Messages the MTA can immediately identify as spam can be trivially rejected. These typically involve relay-route-based checks (DNS lookups, spam block list lookups, open relay list lookups), from/to rules, and assorted other rules based on the envelope. These checks typically occur inside the MTA. Once the email has been accepted by the MTA, it is a candidate for further processing by an external filter agent. High-traffic MTAs may choose to find cases where the external filter agent can be short-circuited. These short-circuits might include email originating on the trusted host sent from a trusted user (root, postmaster, listserv, majordomo, mailman...). One important short circuit that prevents infinite delay in delivery of a message is the short circuit for messages marked with a delayed-processing flag.
The external filter (i.e. Spam Assassin [URL]), further classifies the email based upon content. Email classified as spam should then be processed by each trace plugin. Trace plugins would typically process the envelope and gather information on routes, hosts, and domains. Advanced trace plugins might gather information using email content in addition to the envelope. To speed up processing and reduce overall traffic in the system, the trace plugin should recognize envelopes that will produce the same trace results (i.e. cache previous traces). This will reduce the number of nominations sent to distributed databases (see next step).
For each trace plugin, a list of nomination plugins searches the trace output and attempts to find data that can be fed to distributed databases such as open relay databases, spam-friendly ISP/IP block/domain databases, etc (i.e. nominated for entry into a distributed database). The results of the nomination are fed into a report and logging stage, and finally the email is flagged for delayed processing before entering the delay queue.
The email then waits on the delay queue for a admin-specified period of time while delayed nominations take effect (i.e. open relays get added to an open relay database). After the delay, the email is re-processed by the MTA. NOTE that the delay may be indefinite and emptying of the queue could be triggered by an external source (i.e. a database that has responded to the nomination submissions for each queue entry). If the reprocessed message is not rejected by the MTA, then it should be automatically accepted (to prevent infinite delay in delivery).
IV. When the System Will Fail
The processing delays for adding entries to the distributed database means that either email must potentially wait long periods of time in the delay queue, or some spam will get through. The problem with long waits is legitimate mail that might look like spam (according to the Identification Module) could be placed into the queue. The legitimate mail might then take on the order of hours to days (assuming the delay is set long enough to allow changes in the distributed databases) to be recognized as originating from an open relay or known spam source.
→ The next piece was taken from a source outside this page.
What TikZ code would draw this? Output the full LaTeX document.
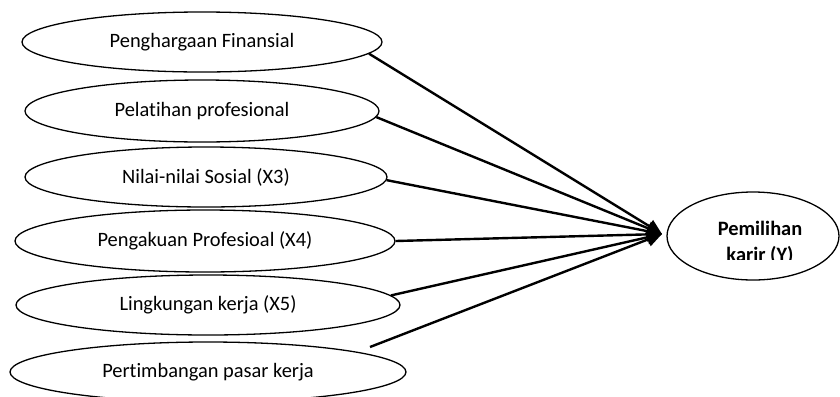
\documentclass[tikz,border=0pt]{standalone}
\usepackage{fontspec}
\setmainfont{Carlito}[Ligatures=NoCommon]
\usetikzlibrary{shapes.geometric,arrows.meta}
\begin{document}
\begin{tikzpicture}[x=1bp,y=-1bp,
  el/.style={ellipse, draw, line width=1.3bp, inner sep=0pt, font=\fontsize{20.5}{24}\selectfont},
  conn/.style={line width=2.4bp, -{Triangle[length=15bp,width=14bp]}}]
\useasboundingbox (0,0) rectangle (840,396);
\node[el, minimum width=360bp, minimum height=60bp] (e1) at (202,42) {Penghargaan Finansial};
\node[el, minimum width=354bp, minimum height=62bp] (e2) at (202,111) {Pelatihan profesional};
\node[el, minimum width=362bp, minimum height=60bp] (e3) at (206,177) {Nilai-nilai Sosial (X3)};
\node[el, minimum width=380bp, minimum height=62bp] (e4) at (205,241) {Pengakuan Profesioal (X4)};
\node[el, minimum width=384bp, minimum height=60bp] (e5) at (208,305) {Lingkungan kerja (X5)};
\node[el, minimum width=396bp, minimum height=60bp] (e6) at (208,372) {Pertimbangan pasar kerja};
\node[el, minimum width=172bp, minimum height=88bp] (y) at (753,236) {};
\begin{scope}
\clip (690,200) rectangle (830,259);
\node[font=\bfseries\fontsize{20.5}{26}\selectfont, align=center] (ylab) at (760,243) {Pemilihan\\karir (Y)};
\end{scope}
\coordinate (tip) at (662,234);
\coordinate (s6) at (370,347);
\draw[conn] (e1.-4.6) -- (tip);
\draw[conn] (e2.-2.3) -- (tip);
\draw[conn] (e3.-1) -- (tip);
\draw[conn] (e4.east) -- (tip);
\draw[conn] (e5.3.8) -- (tip);
\draw[conn] (s6) -- (tip);
\end{tikzpicture}
\end{document}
The alternative is to keep a short delay on the delay queue and allow some spam through.
A better approach would include a local 'node' in the distributed database(s) and local tools such as open relay detectors. In addition to participating in the distributed database system, the local node would provide a quick means of adding database information. The drawbacks to this include a necessity for higher-frequency processing of the local database (to reduce delay queue waits), inability to immediately recognize spam via distributed voting mechanisms, and of course increased load.
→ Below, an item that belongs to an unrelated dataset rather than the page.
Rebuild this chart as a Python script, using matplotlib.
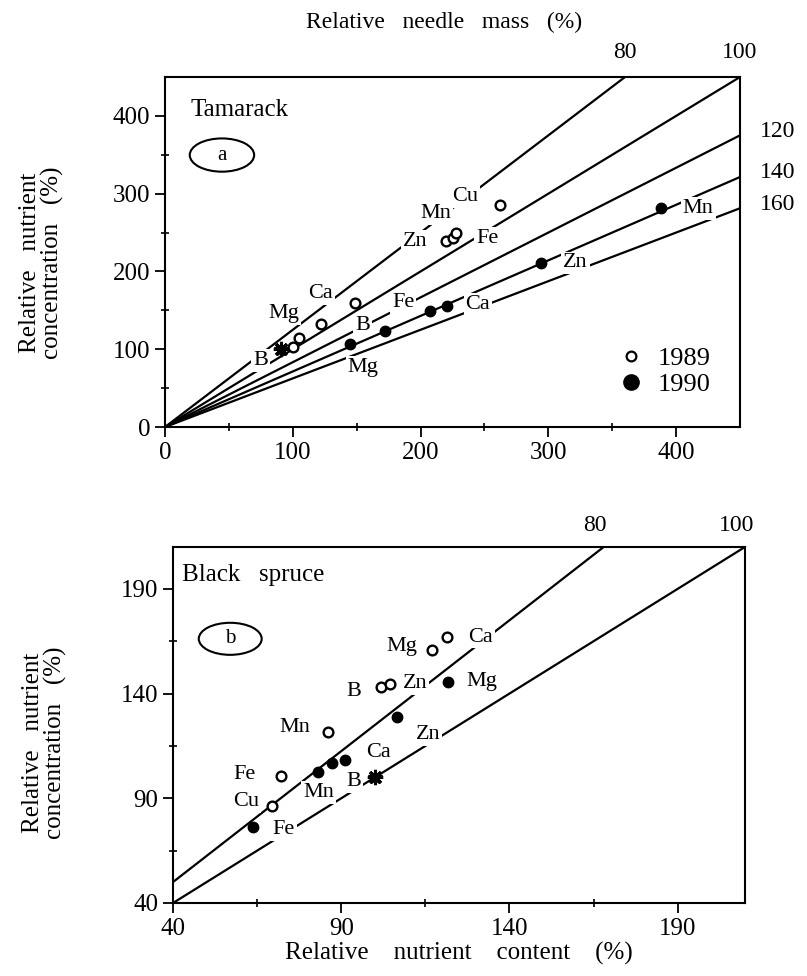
import numpy as np
import matplotlib
matplotlib.use("Agg")
import matplotlib.pyplot as plt
from matplotlib.patches import Ellipse
from matplotlib.lines import Line2D

plt.rcParams['font.family'] = ['Liberation Serif', 'DejaVu Serif']

# ---- data ----
# (a) Tamarack
tam_mass = [80, 100, 120, 140, 160]          # isolines of relative needle mass (%)
tam89_el = ['B', 'Mg', 'Ca', '', 'Zn', 'Fe', 'Mn', 'Cu']
tam89_x = [100, 105, 122, 149, 220, 225, 228, 262]
tam89_y = [103, 115, 132, 160, 239, 243, 249, 286]
tam90_el = ['Mg', 'B', 'Fe', 'Ca', 'Zn', 'Mn']
tam90_x = [145, 172, 207, 221, 294, 388]
tam90_y = [107, 124, 149, 156, 211, 281]
tam_ref = (91, 100)

# (b) Black spruce
bs_mass = [80, 100]
bs89_el = ['Cu', 'Fe', 'Mn', 'B', 'Zn', 'Mg', 'Ca']
bs89_x = [69.5, 72, 86, 101.9, 104.6, 117, 121.5]
bs89_y = [86.4, 100.8, 121.8, 142.9, 144.8, 160.6, 167]
bs90_el = ['Fe', 'Mn', '', 'Ca', 'Zn', 'Mg']
bs90_x = [63.8, 83.2, 87.3, 91.2, 106.7, 121.8]
bs90_y = [76.4, 102.7, 107, 108.4, 129, 145.3]
bs_ref = (100, 100)

# label offsets (points)
tam89_off = [None, (-11, 17), (0, 22), None, (-22, 0), (25, 0), (-15, 14), (-25, 6)]
tam90_off = [(9, -17), (-16, 4), (-19, 6), (22, 1), (25, 0), (27, 0)]
bs89_off = [(-19, 3), (-26, 1), (-24, 3), (-20, -3), (18, 0), (-22, 3), (24, 0)]
bs90_off = [(22, -2), (0, -15), None, (24, 5), (22, -13), (24, 1)]

lab_box = dict(boxstyle='square,pad=0.08', fc='white', ec='none')
FS = 17


def isolines(ax, masses, xmax, ymax):
    for m in masses:
        x = np.array([0, xmax], dtype=float)
        y = 100.0 * x / m
        if y[1] > ymax:
            x[1] = ymax * m / 100.0
            y[1] = ymax
        ax.plot(x, y, color='black', lw=1.6, zorder=1)


def put_points(ax, xs, ys, els, offs, filled):
    if filled:
        ax.plot(xs, ys, 'o', color='black', ms=7.5, zorder=4)
    else:
        ax.plot(xs, ys, 'o', mfc='white', mec='black', mew=1.7, ms=7, zorder=4)
    for x, y, e, o in zip(xs, ys, els, offs):
        if e and o:
            ax.annotate(e, (x, y), xytext=o, textcoords='offset points',
                        ha='center', va='center', fontsize=FS - 1, bbox=lab_box, zorder=3)


def style_axes(ax):
    for s in ax.spines.values():
        s.set_linewidth(1.5)
    ax.tick_params(which='major', direction='out', length=7, width=1.3,
                   labelsize=FS + 1, top=False, right=False)
    ax.tick_params(which='minor', direction='inout', length=6, width=1.2,
                   top=False, right=False)


fig = plt.figure(figsize=(8.07, 9.76), dpi=100)

# ---------------- (a) Tamarack ----------------
ax1 = fig.add_axes([0.2045, 0.5625, 0.7125, 0.3586])
ax1.set_xlim(0, 450)
ax1.set_ylim(0, 450)
isolines(ax1, tam_mass, 450, 450)
put_points(ax1, tam89_x, tam89_y, tam89_el, tam89_off, False)
put_points(ax1, tam90_x, tam90_y, tam90_el, tam90_off, True)
ax1.plot(*tam_ref, marker=(8, 2, 0), color='black', ms=11, mew=2.2, zorder=5)
ax1.plot(*tam_ref, marker='*', color='black', ms=10, zorder=5)
ax1.annotate('B', tam_ref, xytext=(-15, -8), textcoords='offset points',
             ha='center', va='center', fontsize=FS - 1, bbox=lab_box, zorder=3)
ax1.set_xticks([0, 100, 200, 300, 400])
ax1.set_xticks([50, 150, 250, 350], minor=True)
ax1.set_yticks([0, 100, 200, 300, 400])
ax1.set_yticks([50, 150, 250, 350], minor=True)
style_axes(ax1)
ax1.set_ylabel('Relative   nutrient\nconcentration   (%)', fontsize=FS + 1, linespacing=1.0)
ax1.yaxis.set_label_coords(-0.175, 0.47)
ax1.text(0.045, 0.905, 'Tamarack', transform=ax1.transAxes, fontsize=FS + 1,
         ha='left', va='center')
ax1.add_patch(Ellipse((0.099, 0.777), 0.112, 0.095, transform=ax1.transAxes,
                      fc='none', ec='black', lw=1.5))
ax1.text(0.099, 0.777, 'a', transform=ax1.transAxes, fontsize=15,
         ha='center', va='center')

# mass labels
for m in tam_mass:
    yend = 100.0 * 450 / m
    if yend >= 450:
        ax1.annotate(str(m), (450 * m / 100.0, 450), xytext=(0, 10),
                     textcoords='offset points', ha='center', va='bottom',
                     fontsize=FS, annotation_clip=False)
    else:
        ax1.annotate(str(m), (450, yend), xytext=(14, 3),
                     textcoords='offset points', ha='left', va='center',
                     fontsize=FS, annotation_clip=False)
fig.text(0.55, 0.977, 'Relative   needle   mass   (%)', fontsize=FS,
         ha='center', va='center')

leg = [Line2D([], [], ls='none', marker='o', mfc='white', mec='black', mew=1.6, ms=7),
       Line2D([], [], ls='none', marker='o', color='black', ms=11)]
ax1.legend(leg, ['1989', '1990'], loc='lower right', bbox_to_anchor=(0.99, 0.02),
           frameon=False, fontsize=FS + 2, handletextpad=0.5, labelspacing=0.1,
           handlelength=1.0)

# ---------------- (b) Black spruce ----------------
ax2 = fig.add_axes([0.2144, 0.0748, 0.7088, 0.3648])
ax2.set_xlim(40, 210)
ax2.set_ylim(40, 210)
isolines(ax2, bs_mass, 210, 210)
put_points(ax2, bs89_x, bs89_y, bs89_el, bs89_off, False)
put_points(ax2, bs90_x, bs90_y, bs90_el, bs90_off, True)
ax2.plot(*bs_ref, marker=(8, 2, 0), color='black', ms=11, mew=2.2, zorder=5)
ax2.plot(*bs_ref, marker='*', color='black', ms=10, zorder=5)
ax2.annotate('B', bs_ref, xytext=(-15, -3), textcoords='offset points',
             ha='center', va='center', fontsize=FS - 1, bbox=lab_box, zorder=3)
ax2.set_xticks([40, 90, 140, 190])
ax2.set_xticks([65, 115, 165], minor=True)
ax2.set_yticks([40, 90, 140, 190])
ax2.set_yticks([65, 115, 165], minor=True)
style_axes(ax2)
ax2.set_ylabel('Relative   nutrient\nconcentration   (%)', fontsize=FS + 1, linespacing=1.0)
ax2.yaxis.set_label_coords(-0.185, 0.45)
ax2.set_xlabel('Relative    nutrient    content    (%)', fontsize=FS + 1, labelpad=2)
ax2.text(0.015, 0.92, 'Black   spruce', transform=ax2.transAxes, fontsize=FS + 1,
         ha='left', va='center')
ax2.add_patch(Ellipse((0.10, 0.742), 0.11, 0.09, transform=ax2.transAxes,
                      fc='none', ec='black', lw=1.5))
ax2.text(0.10, 0.742, 'b', transform=ax2.transAxes, fontsize=15,
         ha='center', va='center')
for m in bs_mass:
    ax2.annotate(str(m), (210 * m / 100.0, 210), xytext=(-6, 8),
                 textcoords='offset points', ha='center', va='bottom',
                 fontsize=FS, annotation_clip=False)

fig.savefig('out.png', dpi=100)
V. Current Anti-Spam Tools, and Where They Fit
Open Relay Detectors - this tool probes a host to determine if it is an open mail relay. Nominationg modules can use these as a means of determining if a host/IP should be nominated for acceptance in an open relay database (see below).
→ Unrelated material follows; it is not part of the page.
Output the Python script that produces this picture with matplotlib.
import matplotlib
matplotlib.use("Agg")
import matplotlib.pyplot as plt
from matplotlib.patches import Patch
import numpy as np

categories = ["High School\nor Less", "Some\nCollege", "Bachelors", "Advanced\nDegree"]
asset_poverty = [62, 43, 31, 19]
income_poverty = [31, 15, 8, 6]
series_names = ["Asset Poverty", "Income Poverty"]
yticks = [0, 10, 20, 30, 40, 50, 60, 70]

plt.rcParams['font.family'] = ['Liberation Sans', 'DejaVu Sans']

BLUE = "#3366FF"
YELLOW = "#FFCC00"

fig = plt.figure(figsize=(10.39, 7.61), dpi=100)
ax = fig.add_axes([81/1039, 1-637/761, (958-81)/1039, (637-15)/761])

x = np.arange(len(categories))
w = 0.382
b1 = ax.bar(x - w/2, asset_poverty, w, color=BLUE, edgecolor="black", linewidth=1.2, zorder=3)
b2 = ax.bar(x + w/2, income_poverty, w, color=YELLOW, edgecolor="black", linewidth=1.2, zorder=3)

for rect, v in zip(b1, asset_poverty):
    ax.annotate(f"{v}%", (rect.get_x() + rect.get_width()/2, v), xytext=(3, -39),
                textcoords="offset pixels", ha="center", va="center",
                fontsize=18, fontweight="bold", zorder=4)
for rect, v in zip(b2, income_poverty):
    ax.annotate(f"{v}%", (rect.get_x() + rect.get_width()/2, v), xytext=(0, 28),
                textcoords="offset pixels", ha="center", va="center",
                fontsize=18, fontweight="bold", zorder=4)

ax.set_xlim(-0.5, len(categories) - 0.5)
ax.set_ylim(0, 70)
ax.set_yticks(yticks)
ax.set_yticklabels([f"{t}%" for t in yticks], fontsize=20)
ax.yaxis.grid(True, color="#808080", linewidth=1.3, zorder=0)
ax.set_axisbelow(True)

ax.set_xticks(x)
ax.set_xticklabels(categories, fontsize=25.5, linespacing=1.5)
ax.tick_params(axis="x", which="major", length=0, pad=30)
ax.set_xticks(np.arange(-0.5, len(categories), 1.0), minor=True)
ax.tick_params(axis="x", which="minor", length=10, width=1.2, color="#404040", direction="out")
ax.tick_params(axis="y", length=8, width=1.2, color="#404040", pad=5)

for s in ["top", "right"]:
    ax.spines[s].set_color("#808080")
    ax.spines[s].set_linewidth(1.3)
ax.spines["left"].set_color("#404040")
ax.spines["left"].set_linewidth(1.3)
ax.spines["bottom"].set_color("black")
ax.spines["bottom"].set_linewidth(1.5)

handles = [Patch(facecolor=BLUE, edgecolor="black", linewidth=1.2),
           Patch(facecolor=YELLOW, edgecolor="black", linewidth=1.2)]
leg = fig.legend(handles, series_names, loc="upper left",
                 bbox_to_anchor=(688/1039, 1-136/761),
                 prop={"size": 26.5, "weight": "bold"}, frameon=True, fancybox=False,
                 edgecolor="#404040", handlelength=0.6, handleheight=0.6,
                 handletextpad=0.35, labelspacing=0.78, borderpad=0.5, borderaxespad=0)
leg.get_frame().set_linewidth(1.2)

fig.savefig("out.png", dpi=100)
Open Relay Databases - this tool stores and optionally ages a set of known open relays. The ideal open relay database system would periodically sweep its contents and detect relays that have been closed. Nomination modules would submit nominees to one or more databases.
Domain name databases - lists domains that have been determined to be operated by known spammers (people who send spam). Similar to open relay databases, these databases would be the target of submissions by nomination modules.
IP databases - similar to domain databases, but instead of listing names, the list contains IPs.Similar to open relay databases, these databases would be the target of submissions by nomination modules.
Dialup IP databases - blocks of IPs used by dialup service providers and often abused by spammers. NOTE that eventually these databases may choose to include dynamically served IP address blocks. This method of blocking spam is questionable due to the nature of IP block assignment protocols and the possiblity that it might exclude potentially large quantities of legitimate email traffic (i.e. people who run mail servers on dynamically served IPs are not necessarily spammers). Similar to open relay databases, these databases would be the target of submissions by nomination modules (however, this kind of module might not be a good idea).
Spam Assassin - a spam filtering tool. Uses advanced pattern matching to prevent spam from reachnig its destination. Spam assassin would be an Identify module in the model.
<check for numerous log monitoring/processing tools>
VI. Further Recommendations
An XML protocol for communication between the modules should be established. Every module should be capable of dealing with this protocol, even if it actually implements various modules. In this way, system administrators could build chains of trace/nominate/report/queue modules to meet their individual needs while at the same time allowing for complex handling of potential spam that may require exceptional processing power (and thus require a monolithic module architecture).